September 5, 2017
Originally published February 20, 2008
image by Fabrice Morin, Rouen, Normandy, France
Fabrice has used his color webcam to produce a detailed image of lava flows of two different compositions in northern Mare Imbrium. You can look online to find out more about what calibrated mapping by professional astronomers conclude about these flow compositions (brown are titanium-rich, blue are Ti-poor), but you can also deduce much about the geology and relative age just by looking at this image. First, which flows are youngest? They would have flowed over the older flows. Strong circumstantial evidence comes from the Jura Mountains area of Sinus Iridum. Although the topography could tilt in any direction, it is a reasonable guess that the mare is somewhat higher there and is lower near the missing edge of the Iridum crater. The mare closest to the Jura area is brown implying that that is older material not covered by the younger blue flows that filled low areas. Some support comes from noticing that the small patches of lava behind Prom. Heraclides (the left end of Iridum) are also brown - they are mixed in with Iridum ejecta, an area expected to be higher elevation than out in the maria. Notice that Helicon and le Verrier are both surrounded by patches of brown lavas - again expected (unless the blue was very deep) for the ejecta of these craters is slightly higher than the surrounding maria.
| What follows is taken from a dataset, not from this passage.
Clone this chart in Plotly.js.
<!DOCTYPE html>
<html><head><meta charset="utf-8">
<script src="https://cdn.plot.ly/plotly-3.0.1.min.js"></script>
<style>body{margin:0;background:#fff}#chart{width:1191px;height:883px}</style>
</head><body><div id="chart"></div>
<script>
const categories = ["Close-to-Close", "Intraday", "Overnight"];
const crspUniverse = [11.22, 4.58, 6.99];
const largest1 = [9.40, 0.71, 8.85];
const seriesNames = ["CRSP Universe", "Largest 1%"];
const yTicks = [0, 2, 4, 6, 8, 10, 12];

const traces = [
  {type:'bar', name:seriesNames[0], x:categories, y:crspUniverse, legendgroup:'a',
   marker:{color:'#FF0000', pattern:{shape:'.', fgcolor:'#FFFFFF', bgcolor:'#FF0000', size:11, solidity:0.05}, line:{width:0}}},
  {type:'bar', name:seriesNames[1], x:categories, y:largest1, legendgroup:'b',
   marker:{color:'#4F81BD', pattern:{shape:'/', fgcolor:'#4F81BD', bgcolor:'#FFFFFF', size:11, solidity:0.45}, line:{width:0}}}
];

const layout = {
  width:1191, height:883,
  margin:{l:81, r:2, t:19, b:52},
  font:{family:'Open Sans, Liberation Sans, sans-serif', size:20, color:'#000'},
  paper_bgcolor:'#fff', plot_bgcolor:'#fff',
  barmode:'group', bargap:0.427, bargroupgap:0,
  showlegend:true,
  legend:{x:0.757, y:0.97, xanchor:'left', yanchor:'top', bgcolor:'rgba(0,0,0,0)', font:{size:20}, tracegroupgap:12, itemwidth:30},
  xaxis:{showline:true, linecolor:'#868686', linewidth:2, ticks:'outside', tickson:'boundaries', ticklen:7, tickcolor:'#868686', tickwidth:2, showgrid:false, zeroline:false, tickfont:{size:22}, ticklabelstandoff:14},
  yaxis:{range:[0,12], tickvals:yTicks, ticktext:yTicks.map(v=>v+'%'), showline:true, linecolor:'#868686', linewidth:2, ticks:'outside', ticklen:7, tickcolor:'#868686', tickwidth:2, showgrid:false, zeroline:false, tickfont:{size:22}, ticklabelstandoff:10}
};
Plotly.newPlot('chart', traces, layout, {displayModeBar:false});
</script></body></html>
Notice the mare ridge at bottom left - it includes both blue and brown. This implies that the brown lavas erupted and covered much of the Imbrium basin, and then blue lavas erupted and covered some of the brown. And then the mare surface folded somehow. This says that the mare ridge was not produced when the mare lavas were emplaced, but later. Interesting.
February 17th 2008. Meade 200mm LX90 telescope + TouCam webcam. This is a composite of 2 images - a black&white image (for the details) and a color-enhanced image.